Here’s how you can help a child separate trash from truth, building confidence and wisdom:

“Hmm. Those were strong words. Let’s think about this. Are you a baby?”

“No! I’m five!”

“That’s right. And is Ian a baby?”

“No…He’s seven.”

“You know the truth! And do you always have a fit when you lose?”

“No, not always.”

After you help your child toss away the “trash,” you can help them discover the “truth” of what was said.

“So you can put most of those words in the trash, right? But is it true that you do sometimes get really upset and yell when you lose?”

“Yeah, I guess so…”

“That was really honest! If you want, I can help you learn to be more peaceful when you lose a game so you’ll have more fun when you play.”

For both kids and adults, learning to separate trash from truth is a life changing skill. This guides us to see hard, but helpful truth as a gift. Our best teaching is our example, so we tell our kids about our own growth from criticism.       

Heart-Strengthening Treasure

These are words of encouragement that help us.

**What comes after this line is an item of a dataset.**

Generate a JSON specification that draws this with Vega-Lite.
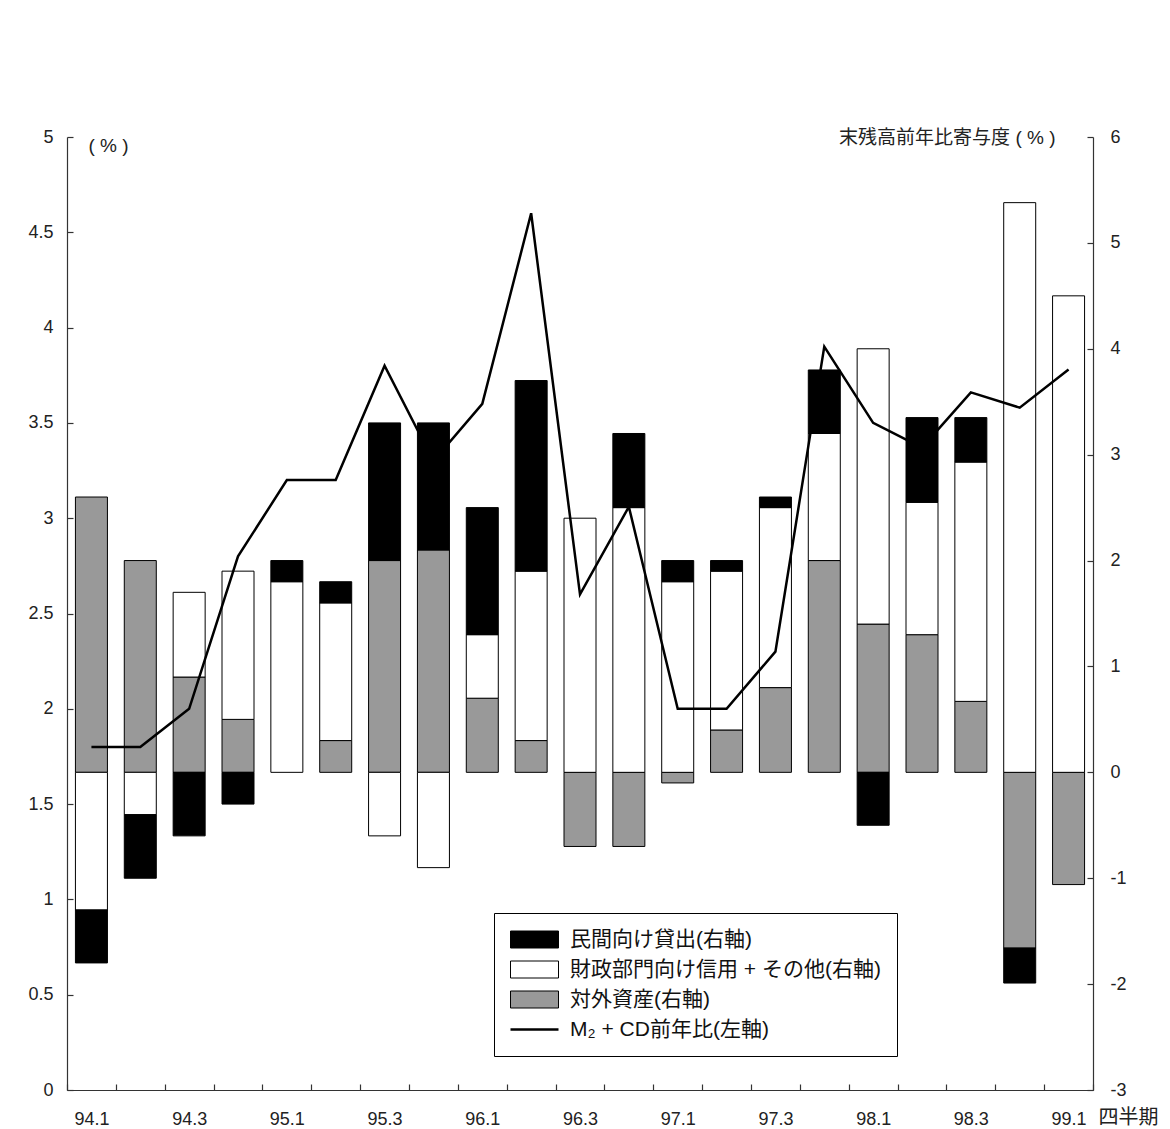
{
  "$schema": "https://vega.github.io/schema/vega-lite/v6.json",
  "width": 1026,
  "height": 953,
  "autosize": "none",
  "padding": {"left": 67, "top": 137, "right": 77, "bottom": 39},
  "background": "#ffffff",
  "config": {
    "view": {"stroke": null},
    "font": "Liberation Sans, Noto Sans CJK JP, sans-serif",
    "axis": {
      "grid": false,
      "labelFont": "Liberation Sans, Noto Sans CJK JP, sans-serif",
      "labelFontSize": 18,
      "labelColor": "#222222",
      "domainColor": "#333333",
      "domainWidth": 1.2,
      "tickColor": "#333333",
      "tickWidth": 1.2,
      "tickSize": -6,
      "titleFont": "Liberation Sans, Noto Sans CJK JP, sans-serif",
      "titleFontWeight": "normal",
      "titleColor": "#222222"
    }
  },
  "datasets": {
    "contrib": [
      {"quarter": "94.1", "item": "対外資産(右軸)", "value": 2.6},
      {"quarter": "94.1", "item": "財政部門向け信用 + その他(右軸)", "value": -1.3},
      {"quarter": "94.1", "item": "民間向け貸出(右軸)", "value": -0.5},
      {"quarter": "94.2", "item": "対外資産(右軸)", "value": 2.0},
      {"quarter": "94.2", "item": "財政部門向け信用 + その他(右軸)", "value": -0.4},
      {"quarter": "94.2", "item": "民間向け貸出(右軸)", "value": -0.6},
      {"quarter": "94.3", "item": "対外資産(右軸)", "value": 0.9},
      {"quarter": "94.3", "item": "財政部門向け信用 + その他(右軸)", "value": 0.8},
      {"quarter": "94.3", "item": "民間向け貸出(右軸)", "value": -0.6},
      {"quarter": "94.4", "item": "対外資産(右軸)", "value": 0.5},
      {"quarter": "94.4", "item": "財政部門向け信用 + その他(右軸)", "value": 1.4},
      {"quarter": "94.4", "item": "民間向け貸出(右軸)", "value": -0.3},
      {"quarter": "95.1", "item": "財政部門向け信用 + その他(右軸)", "value": 1.8},
      {"quarter": "95.1", "item": "民間向け貸出(右軸)", "value": 0.2},
      {"quarter": "95.2", "item": "対外資産(右軸)", "value": 0.3},
      {"quarter": "95.2", "item": "財政部門向け信用 + その他(右軸)", "value": 1.3},
      {"quarter": "95.2", "item": "民間向け貸出(右軸)", "value": 0.2},
      {"quarter": "95.3", "item": "対外資産(右軸)", "value": 2.0},
      {"quarter": "95.3", "item": "財政部門向け信用 + その他(右軸)", "value": -0.6},
      {"quarter": "95.3", "item": "民間向け貸出(右軸)", "value": 1.3},
      {"quarter": "95.4", "item": "対外資産(右軸)", "value": 2.1},
      {"quarter": "95.4", "item": "財政部門向け信用 + その他(右軸)", "value": -0.9},
      {"quarter": "95.4", "item": "民間向け貸出(右軸)", "value": 1.2},
      {"quarter": "96.1", "item": "対外資産(右軸)", "value": 0.7},
      {"quarter": "96.1", "item": "財政部門向け信用 + その他(右軸)", "value": 0.6},
      {"quarter": "96.1", "item": "民間向け貸出(右軸)", "value": 1.2},
      {"quarter": "96.2", "item": "対外資産(右軸)", "value": 0.3},
      {"quarter": "96.2", "item": "財政部門向け信用 + その他(右軸)", "value": 1.6},
      {"quarter": "96.2", "item": "民間向け貸出(右軸)", "value": 1.8},
      {"quarter": "96.3", "item": "対外資産(右軸)", "value": -0.7},
      {"quarter": "96.3", "item": "財政部門向け信用 + その他(右軸)", "value": 2.4},
      {"quarter": "96.4", "item": "対外資産(右軸)", "value": -0.7},
      {"quarter": "96.4", "item": "財政部門向け信用 + その他(右軸)", "value": 2.5},
      {"quarter": "96.4", "item": "民間向け貸出(右軸)", "value": 0.7},
      {"quarter": "97.1", "item": "対外資産(右軸)", "value": -0.1},
      {"quarter": "97.1", "item": "財政部門向け信用 + その他(右軸)", "value": 1.8},
      {"quarter": "97.1", "item": "民間向け貸出(右軸)", "value": 0.2},
      {"quarter": "97.2", "item": "対外資産(右軸)", "value": 0.4},
      {"quarter": "97.2", "item": "財政部門向け信用 + その他(右軸)", "value": 1.5},
      {"quarter": "97.2", "item": "民間向け貸出(右軸)", "value": 0.1},
      {"quarter": "97.3", "item": "対外資産(右軸)", "value": 0.8},
      {"quarter": "97.3", "item": "財政部門向け信用 + その他(右軸)", "value": 1.7},
      {"quarter": "97.3", "item": "民間向け貸出(右軸)", "value": 0.1},
      {"quarter": "97.4", "item": "対外資産(右軸)", "value": 2.0},
      {"quarter": "97.4", "item": "財政部門向け信用 + その他(右軸)", "value": 1.2},
      {"quarter": "97.4", "item": "民間向け貸出(右軸)", "value": 0.6},
      {"quarter": "98.1", "item": "対外資産(右軸)", "value": 1.4},
      {"quarter": "98.1", "item": "財政部門向け信用 + その他(右軸)", "value": 2.6},
      {"quarter": "98.1", "item": "民間向け貸出(右軸)", "value": -0.5},
      {"quarter": "98.2", "item": "対外資産(右軸)", "value": 1.3},
      {"quarter": "98.2", "item": "財政部門向け信用 + その他(右軸)", "value": 1.25},
      {"quarter": "98.2", "item": "民間向け貸出(右軸)", "value": 0.8},
      {"quarter": "98.3", "item": "対外資産(右軸)", "value": 0.67},
      {"quarter": "98.3", "item": "財政部門向け信用 + その他(右軸)", "value": 2.26},
      {"quarter": "98.3", "item": "民間向け貸出(右軸)", "value": 0.42},
      {"quarter": "98.4", "item": "対外資産(右軸)", "value": -1.66},
      {"quarter": "98.4", "item": "財政部門向け信用 + その他(右軸)", "value": 5.38},
      {"quarter": "98.4", "item": "民間向け貸出(右軸)", "value": -0.33},
      {"quarter": "99.1", "item": "対外資産(右軸)", "value": -1.06},
      {"quarter": "99.1", "item": "財政部門向け信用 + その他(右軸)", "value": 4.5}
    ],
    "m2cd": [
      {"quarter": "94.1", "yoy": 1.8},
      {"quarter": "94.2", "yoy": 1.8},
      {"quarter": "94.3", "yoy": 2.0},
      {"quarter": "94.4", "yoy": 2.8},
      {"quarter": "95.1", "yoy": 3.2},
      {"quarter": "95.2", "yoy": 3.2},
      {"quarter": "95.3", "yoy": 3.8},
      {"quarter": "95.4", "yoy": 3.3},
      {"quarter": "96.1", "yoy": 3.6},
      {"quarter": "96.2", "yoy": 4.6},
      {"quarter": "96.3", "yoy": 2.6},
      {"quarter": "96.4", "yoy": 3.06},
      {"quarter": "97.1", "yoy": 2.0},
      {"quarter": "97.2", "yoy": 2.0},
      {"quarter": "97.3", "yoy": 2.3},
      {"quarter": "97.4", "yoy": 3.9},
      {"quarter": "98.1", "yoy": 3.5},
      {"quarter": "98.2", "yoy": 3.37},
      {"quarter": "98.3", "yoy": 3.66},
      {"quarter": "98.4", "yoy": 3.58},
      {"quarter": "99.1", "yoy": 3.78}
    ]
  },
  "encoding": {
    "x": {
      "field": "quarter",
      "type": "ordinal",
      "scale": {
        "type": "band",
        "paddingInner": 0,
        "paddingOuter": 0,
        "domain": ["94.1","94.2","94.3","94.4","95.1","95.2","95.3","95.4","96.1","96.2","96.3","96.4","97.1","97.2","97.3","97.4","98.1","98.2","98.3","98.4","99.1"]
      },
      "axis": {
        "orient": "bottom",
        "labelAngle": 0,
        "tickBand": "extent",
        "labelPadding": 26,
        "labelExpr": "test(/\\.[13]$/, datum.value) ? datum.value : ''",
        "title": "四半期",
        "titleFontSize": 20,
        "titleAnchor": "start",
        "titleAlign": "left",
        "titleBaseline": "middle",
        "titleX": 1031,
        "titleY": 27
      }
    }
  },
  "layer": [
    {
      "data": {"name": "contrib"},
      "transform": [
        {"calculate": "indexof(['対外資産(右軸)', '財政部門向け信用 + その他(右軸)', '民間向け貸出(右軸)'], datum.item)", "as": "stackRank"}
      ],
      "mark": {"type": "bar", "size": 32, "stroke": "#000000", "strokeWidth": 1},
      "encoding": {
        "y": {
          "field": "value",
          "type": "quantitative",
          "stack": "zero",
          "scale": {"domain": [-3, 6], "nice": false, "zero": false},
          "axis": {
            "orient": "right",
            "values": [-3, -2, -1, 0, 1, 2, 3, 4, 5, 6],
            "labelExpr": "'' + datum.value",
            "labelPadding": 23,
            "title": "末残高前年比寄与度 ( % )",
            "titleFontSize": 19,
            "titleAngle": 0,
            "titleAlign": "right",
            "titleBaseline": "middle",
            "titleX": -38,
            "titleY": 0
          }
        },
        "order": {"field": "stackRank", "type": "quantitative", "sort": "ascending"},
        "color": {
          "field": "item",
          "type": "nominal",
          "scale": {
            "domain": ["民間向け貸出(右軸)", "財政部門向け信用 + その他(右軸)", "対外資産(右軸)", "M₂ + CD前年比(左軸)"],
            "range": ["#000000", "#ffffff", "#999999", "#000000"]
          },
          "legend": {
            "orient": "none",
            "legendX": 427,
            "legendY": 776,
            "title": null,
            "padding": 16,
            "rowPadding": 8,
            "strokeColor": "#000000",
            "fillColor": "#ffffff",
            "symbolSize": 400,
            "symbolType": "M-1,-0.85H3.8V0.85H-1Z",
            "symbolStrokeColor": "#000000",
            "symbolStrokeWidth": 1,
            "labelOffset": 39,
            "labelFont": "Liberation Sans, Noto Sans CJK JP, sans-serif",
            "labelFontSize": 21,
            "labelColor": "#111111",
            "labelLimit": 0,
            "encode": {
              "symbols": {
                "update": {
                  "shape": {"signal": "datum.value === 'M₂ + CD前年比(左軸)' ? 'M-1,0H3.8' : 'M-1,-0.85H3.8V0.85H-1Z'"},
                  "fill": {"scale": "color", "field": "value"},
                  "stroke": {"value": "#000000"},
                  "strokeWidth": {"signal": "datum.value === 'M₂ + CD前年比(左軸)' ? 2.5 : 1"},
                  "opacity": {"value": 1}
                }
              }
            }
          }
        }
      }
    },
    {
      "data": {"name": "m2cd"},
      "mark": {"type": "line", "color": "#000000", "strokeWidth": 2.5, "strokeJoin": "miter"},
      "encoding": {
        "y": {
          "field": "yoy",
          "type": "quantitative",
          "scale": {"domain": [0, 5], "nice": false, "zero": false},
          "axis": {
            "orient": "left",
            "values": [0, 0.5, 1, 1.5, 2, 2.5, 3, 3.5, 4, 4.5, 5],
            "format": "~g",
            "labelPadding": 20,
            "title": "( % )",
            "titleFontSize": 19,
            "titleAngle": 0,
            "titleAlign": "left",
            "titleBaseline": "middle",
            "titleX": 21,
            "titleY": 8
          }
        }
      }
    }
  ],
  "resolve": {"scale": {"y": "independent"}, "axis": {"y": "independent"}}
}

For example, when someone notices our hard work, or a kindness, or simply reminds us of how loved and valuable we are. 

One of our readers told us how she guides her 8-year-old daughter to hang on to “the treasure” when taunted by her siblings. “Desiree, what is true? Let’s think upon these things.” And then,  “What does God say about you”? Sometimes if my daughter gets stuck, I help her with some phrases she can repeat: “I am one of a kind and God adores me!” I always ask her if she believes these words, and sometimes through tears she will nod her head yes.

To make this concrete, we can work with our child to keep heart-strengthening treasures. Together, write treasure statements on slips of paper and put them in a special keepsake box or journal.

Lydia used three-dimensional objects to explain Trash, Truth and Treasure.

  • A trash can (worthless things)
  • Compost (a source of growth)
  • Recycling (something valuable to be saved and used)

We can share with our kids our journey in this area, and celebrate small steps of growth. When kids learn this skill, they learn something most adults struggle with! Continue to reinforce their confidence: “When people say hurtful things, you can figure out what’s really true and what to do! Then you can learn and grow instead of letting your anger control you.”

Teaching kids this concept will prepare them well to face many challenges, like sibling conflict, peer pressure, or social media issues. You may even find them being more thoughtful about the words they say to others, including us!